Gov. Ned Lamont championed two of his more contentious legislative proposals Wednesday, calling a multi-state carbon agreement on gas prices and highway user fee for tractor trailer trucks “controversial” but “important.”
The governor appeared with Energy and Environmental Protection Commissioner Katie Dykes to highlight the administration’s environmental initiatives included in his budget proposal last week. This year’s agenda will include a proposal to help communities vulnerable to the impacts of climate change plan projects to boost their resilience.
However, Dykes said money spent on trying to curb climate change goes a lot further than money spent trying to brace for its impacts.
“Every dollar that we invest in reducing greenhouse gas emissions saves a multiplier of dollars that we can avoid having to spend on resilience,” she said. “It is the most cost-effective thing we can do, to reduce the emissions.”
In December, Lamont announced his plan to join Massachusetts and Rhode Island in an agreement requiring fuel suppliers to buy permits for the pollution that results from the fuel they sell. The goal is to cut carbon emissions and raise revenue, some of which must be spent on a cleaner transportation system.
If the legislature approves the plan and it goes into effect in 2023, fuel suppliers are expected to pass the extra cost to consumers. They have framed the issue as an additional fuel tax and there have been varying estimates of how much the initiative will impact gas prices at the pump.
Citing “extensive modelling,” Dykes said her agency expected the initiative to cause a 5 cent boost in gas prices in 2023. That increase will rise to about 10 cents per gallon by 2032, she said.
Dykes and Lamont said the proposal contains a “cost-containment” mechanism, which would allow the administration to adjust the impact on consumers if they found that it had caused gas prices to rise by 9 cents per gallon.

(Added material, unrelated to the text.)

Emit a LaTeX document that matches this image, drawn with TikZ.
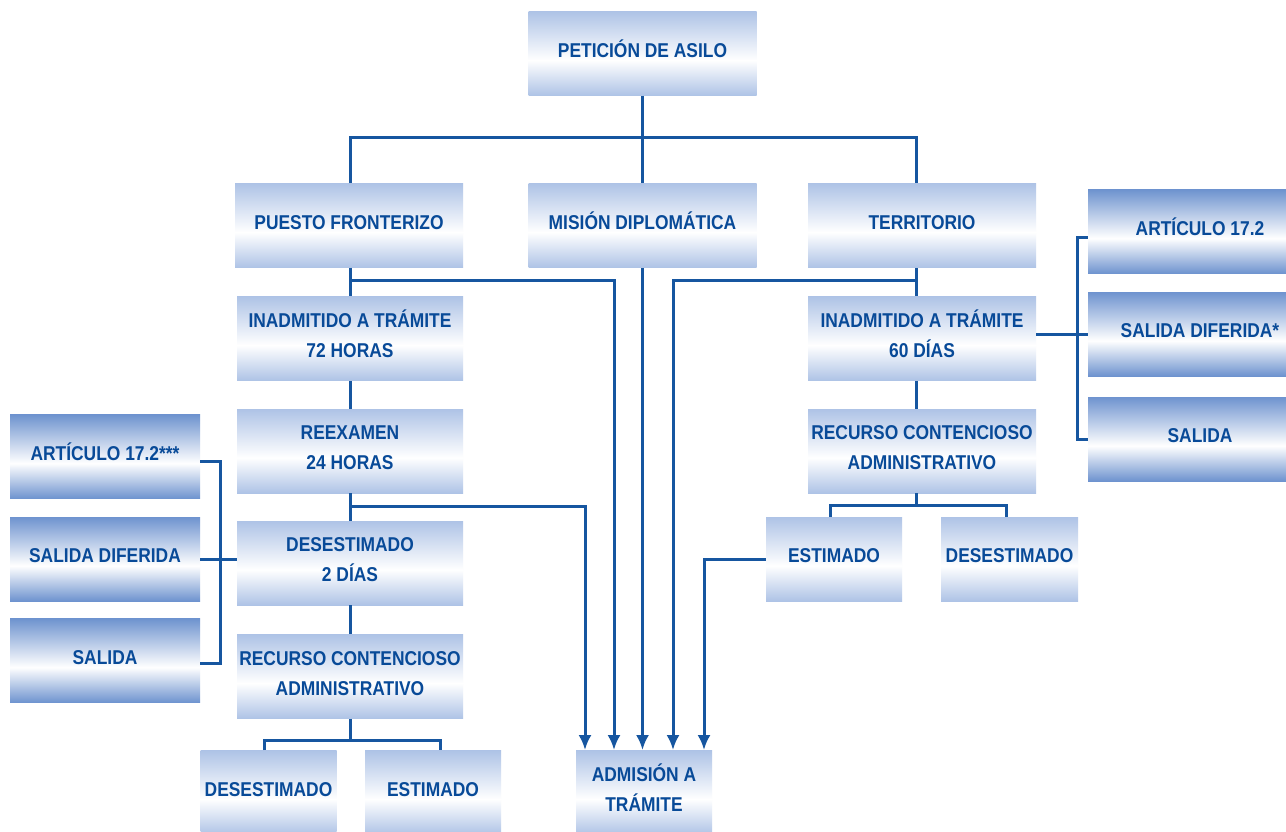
\documentclass[tikz,border=0pt]{standalone}
\usepackage{fontspec}
\setmainfont{Liberation Sans}[FakeStretch=0.87]
\usetikzlibrary{arrows.meta}
\definecolor{boxpale}{RGB}{174,195,230}
\definecolor{boxdeep}{RGB}{110,147,207}
\definecolor{lineblue}{RGB}{22,86,160}
\definecolor{textblue}{RGB}{8,74,152}
\pgfdeclareverticalshading{paleshade}{100bp}{color(0bp)=(boxpale); color(25bp)=(boxpale); color(46bp)=(white); color(75bp)=(boxpale); color(100bp)=(boxpale)}
\pgfdeclareverticalshading{deepshade}{100bp}{color(0bp)=(boxdeep); color(25bp)=(boxdeep); color(46bp)=(white); color(75bp)=(boxdeep); color(100bp)=(boxdeep)}

\begin{document}
\begin{tikzpicture}[x=0.5pt,y=-0.5pt,>={Latex[length=7.5pt,width=6.5pt]},
    box/.style={shade,shading=paleshade,inner sep=0pt,minimum width=#1,text width=#1,minimum height=42pt,
      text height=7.2pt,text depth=3.5pt,
      text=textblue,font=\bfseries\fontsize{10}{15}\selectfont,align=flush center},
    box/.default=114pt,
    twobox/.style={box=#1,text depth=18.5pt},
    twobox/.default=114pt,
    sidebox/.style={box=#1,shading=deepshade},
    link/.style={draw=lineblue,line width=1.5pt}]
  \useasboundingbox[fill=white] (0,0) rectangle (1286,831);

  \node[box] (pet) at (642.5,53.5) {PETICIÓN DE ASILO};
  \node[box] (pue) at (349,225.5) {PUESTO FRONTERIZO};
  \node[box] (mis) at (642.5,225.5) {MISIÓN DIPLOMÁTICA};
  \node[box] (ter) at (922,225.5) {TERRITORIO};

  % frontera
  \node[twobox=113pt] (ina) at (350,338.5) {INADMITIDO A TRÁMITE\\72 HORAS};
  \node[twobox=113pt] (ree) at (350,451) {REEXAMEN\\24 HORAS};
  \node[twobox=113pt] (des) at (350,563) {DESESTIMADO\\2 DÍAS};
  \node[twobox=113pt] (rec) at (350,676.5) {RECURSO CONTENCIOSO\\ADMINISTRATIVO};
  \node[box=68pt] (desA) at (268.5,792.5) {DESESTIMADO};
  \node[box=68pt] (estA) at (433,792.5) {ESTIMADO};
  \node[twobox=68pt] (adm) at (644,792.5) {ADMISIÓN A\\TRÁMITE};
  \node[sidebox=95pt] (artL) at (105,456.5) {ARTÍCULO 17.2***};
  \node[sidebox=95pt] (difL) at (105,559) {SALIDA DIFERIDA};
  \node[sidebox=95pt] (salL) at (105,660.5) {SALIDA};

  % territorio
  \node[twobox] (inaR) at (922,338.5) {INADMITIDO A TRÁMITE\\60 DÍAS};
  \node[twobox] (recR) at (922,451) {RECURSO CONTENCIOSO\\ADMINISTRATIVO};
  \node[box=68pt] (estR) at (834,559) {ESTIMADO};
  \node[box=68.5pt] (desR) at (1009.5,559) {DESESTIMADO};
  \node[sidebox=112pt] (artR) at (1200,231.5) {ARTÍCULO 17.2};
  \node[sidebox=112pt] (difR) at (1200,334) {SALIDA DIFERIDA*};
  \node[sidebox=112pt] (salR) at (1200,439) {SALIDA};

  \coordinate (bus) at (642.5,137);
  \coordinate (pueJ) at (350,280);
  \coordinate (terJ) at (916,280);
  \coordinate (reeJ) at (350,506);
  \coordinate (brL) at (220,560);
  \coordinate (brR) at (1077,334);
  \coordinate (recJ) at (350,740);
  \coordinate (recRJ) at (916,505);

  \draw[link] (pet) -- (mis);
  \draw[link] ([xshift=0.5pt]pue.north) |- (bus) -| ([xshift=-3pt]ter.north);
  \draw[link] ([xshift=0.5pt]pue.south) -- (ina);
  \draw[link] (ina) -- (ree);
  \draw[link] (ree) -- (des);
  \draw[link] (des) -- (rec);
  \draw[link] (rec) -- (recJ);
  \draw[link] ([xshift=-2pt]desA.north) |- (recJ) -| ([xshift=3.5pt]estA.north);
  \draw[link] ([yshift=-2.25pt]artL.east) -| (brL) |- ([yshift=-1.25pt]salL.east);
  \draw[link] (difL.east) -- (difL.east -| des.west);

  \draw[link] ([xshift=-3pt]ter.south) -- ([xshift=-3pt]inaR.north);
  \draw[link] ([xshift=-3pt]inaR.south) -- ([xshift=-3pt]recR.north);
  \draw[link] ([xshift=-3pt]recR.south) -- (recRJ);
  \draw[link] ([xshift=-2pt]estR.north) |- (recRJ) -| ([xshift=-1.75pt]desR.north);
  \draw[link] ([yshift=-2.75pt]artR.west) -| (brR) |- (salR.west);
  \draw[link] (difR.west) -- (difR.west -| inaR.east);

  % hacia admision
  \draw[link,->] (reeJ) -| ([xshift=-29.5pt]adm.north);
  \draw[link,->] (pueJ) -| ([xshift=-15pt]adm.north);
  \draw[link,->] (mis) -- (mis.south |- adm.north);
  \draw[link,->] (terJ) -| ([xshift=14.5pt]adm.north);
  \draw[link,->] (estR.west) -| ([xshift=30pt]adm.north);
\end{tikzpicture}
\end{document}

“It will generate a billion dollars of investment that far exceed the consumer price impact as well as public health benefits and economic development benefits,” Dykes said. “The cost of not acting on climate change will far, far exceed the cost of this program.”
Last week, Chris Herb, president of Connecticut Energy Marketers Association, released a statement saying the initiative would amount to a tax on consumers, regardless of how the administration tried to shape the issue.
“We are urging state lawmakers to think twice about adding more hardship on low and middle-income families already finding it difficult to pay the bills and keep food on the table,” Herb said.
Lamont also took the opportunity during Wednesday’s environmental press conference to defend another of his proposals that has met resistance. In an effort to keep the state’s Special Transportation Fund solvent, the governor has recommended a new highway milage-based user fee for tractor trailer trucks. His budget estimates the fee to raise about $90 million but allow the state to leverage around $1 billion in projects over the next five years.
“I know, these are a little controversial and they require some work to explain to people how important it is,” Lamont said.
The Motor Transport Association of Connecticut last week opposed the idea, accusing Lamont of “once again” putting the state’s transportation financial burdens on the backs of truckers. Last year, after failing to amass support for a plan to install tolls on Connecticut highways, Lamont proposed a truck only toll. He later abandoned the proposal after finding little support for it in the legislature.
On Wednesday, Lamont dismissed as “nonsense” the idea that drivers and truckers may avoid Connecticut roadways in an effort to avoid new user fees or high gas prices. He said drivers would need to travel through states with even higher fees to avoid Connecticut.
“You’re paying for that the whole way up the East Coast, it’s only when you get to Connecticut that everybody gets a free ride except for the poor taxpayers of our state,” he said.